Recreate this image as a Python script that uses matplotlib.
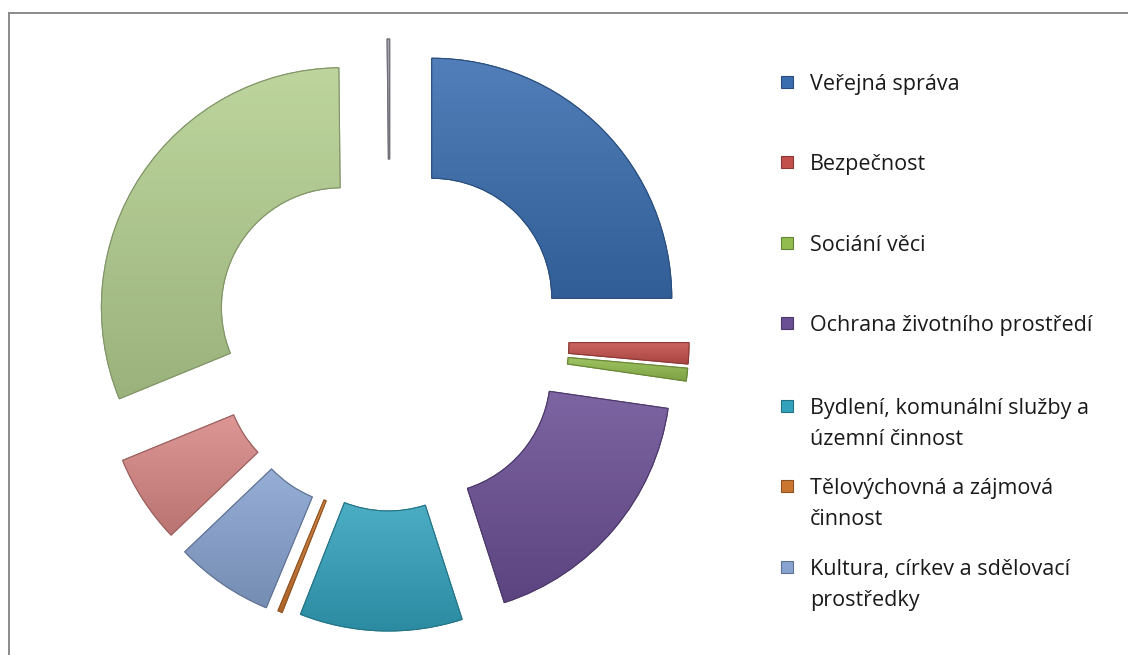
import matplotlib.pyplot as plt
import numpy as np
from matplotlib.colors import to_rgb
from matplotlib.patches import Rectangle, Wedge
from matplotlib.lines import Line2D

# share of each item in the doughnut (%), clockwise from the top
labels = ['Veřejná správa', 'Bezpečnost', 'Sociání věci',
          'Ochrana životního prostředí',
          'Bydlení, komunální služby a\núzemní činnost',
          'Tělovýchovná a zájmová\nčinnost',
          'Kultura, církev a sdělovací\nprostředky',
          'Zdravotnictví', 'Vzdělávání', 'Ostatní']
values = [25.0, 1.42, 0.86, 17.75, 10.94, 0.3, 6.6, 5.94, 31.02, 0.17]
colors = ['#3A6DAF', '#C4504C', '#92BC4E', '#6B4F95', '#33A2BC',
          '#CB7630', '#88A3D0', '#D88886', '#B4CF90', '#9C9CA6']
n_legend = 7   # only the first seven entries fit into the legend

# how far each slice is pulled out (fraction of radius)
explode = [0.246, 0.246, 0.246, 0.221, 0.2125, 0.221, 0.233, 0.225, 0.243, 0.254]

W, H = 1128, 655
fig = plt.figure(figsize=(W / 100, H / 100), dpi=100)
plt.rcParams['font.family'] = ['Open Sans', 'DejaVu Sans']

# pie centre / radius in pixels
cx, cy, R = 390, 340, 240
half = 1.45
ax = fig.add_axes([(cx - half * R) / W, (H - cy - half * R) / H,
                   2 * half * R / W, 2 * half * R / H])

wedges, _ = ax.pie(values, colors=colors, startangle=90, counterclock=False,
                   explode=explode, radius=1.0,
                   wedgeprops=dict(width=0.5, linewidth=0.8))


def shade(c, f):
    c = np.array(to_rgb(c))
    if f > 1:
        return c + (1 - c) * (f - 1)
    return c * f


# vertical light->dark shading on each wedge, clipped to its shape
for w, c in zip(wedges, colors):
    w.set_edgecolor(shade(c, 0.75))
    bb = w.get_path().get_extents()
    t = np.linspace(0, 1, 64)[:, None]
    top, bot = shade(c, 1.12), shade(c, 0.86)
    grad = (bot[None, :] * (1 - t) + top[None, :] * t)[:, None, :]
    im = ax.imshow(grad, extent=[bb.x0, bb.x1, bb.y0, bb.y1], origin='lower',
                   aspect='auto', interpolation='bilinear', zorder=w.get_zorder() + 0.1)
    im.set_clip_path(w)
    ax.add_patch(Wedge(w.center, w.r, w.theta1, w.theta2, width=w.width,
                       fill=False, edgecolor=shade(c, 0.72), lw=0.8,
                       zorder=w.get_zorder() + 0.2))

ax.set_xlim(-half, half)
ax.set_ylim(-half, half)
ax.set_aspect('equal')
ax.axis('off')

# legend, laid out like the Excel one
entry_y = [82, 162, 243, 323, 406, 486, 567]
line_gap = 31
for lab, c, y in zip(labels[:n_legend], colors[:n_legend], entry_y):
    fig.patches.append(Rectangle((781 / W, 1 - (y + 6) / H), 12 / W, 12 / H,
                                 transform=fig.transFigure, facecolor=c,
                                 edgecolor=shade(c, 0.7), lw=0.8))
    for i, line in enumerate(lab.split('\n')):
        fig.text(810 / W, 1 - (y + i * line_gap) / H, line, fontsize=15.5,
                 va='center_baseline', ha='left', color='#1a1a1a')

# chart frame (only top and left edges are inside the picture)
fig.add_artist(Line2D([8.5 / W, 8.5 / W], [0, 1 - 12.5 / H], color='#8a8a8a', lw=1.4))
fig.add_artist(Line2D([8.5 / W, 1], [1 - 12.5 / H, 1 - 12.5 / H], color='#8a8a8a', lw=1.4))

fig.savefig('out.png', dpi=100)
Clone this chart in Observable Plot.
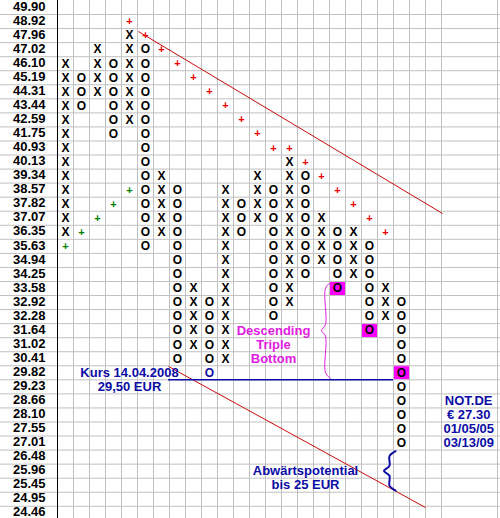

### [Instructions for the task]
Repeat word for word the lines above, from the first entry through the line containing "n_legend = 7", with both ends kept and the pictures dropped.

### [Expected answer]
Recreate this image as a Python script that uses matplotlib.
import matplotlib.pyplot as plt
import numpy as np
from matplotlib.colors import to_rgb
from matplotlib.patches import Rectangle, Wedge
from matplotlib.lines import Line2D

# share of each item in the doughnut (%), clockwise from the top
labels = ['Veřejná správa', 'Bezpečnost', 'Sociání věci',
          'Ochrana životního prostředí',
          'Bydlení, komunální služby a\núzemní činnost',
          'Tělovýchovná a zájmová\nčinnost',
          'Kultura, církev a sdělovací\nprostředky',
          'Zdravotnictví', 'Vzdělávání', 'Ostatní']
values = [25.0, 1.42, 0.86, 17.75, 10.94, 0.3, 6.6, 5.94, 31.02, 0.17]
colors = ['#3A6DAF', '#C4504C', '#92BC4E', '#6B4F95', '#33A2BC',
          '#CB7630', '#88A3D0', '#D88886', '#B4CF90', '#9C9CA6']
n_legend = 7   # only the first seven entries fit into the legend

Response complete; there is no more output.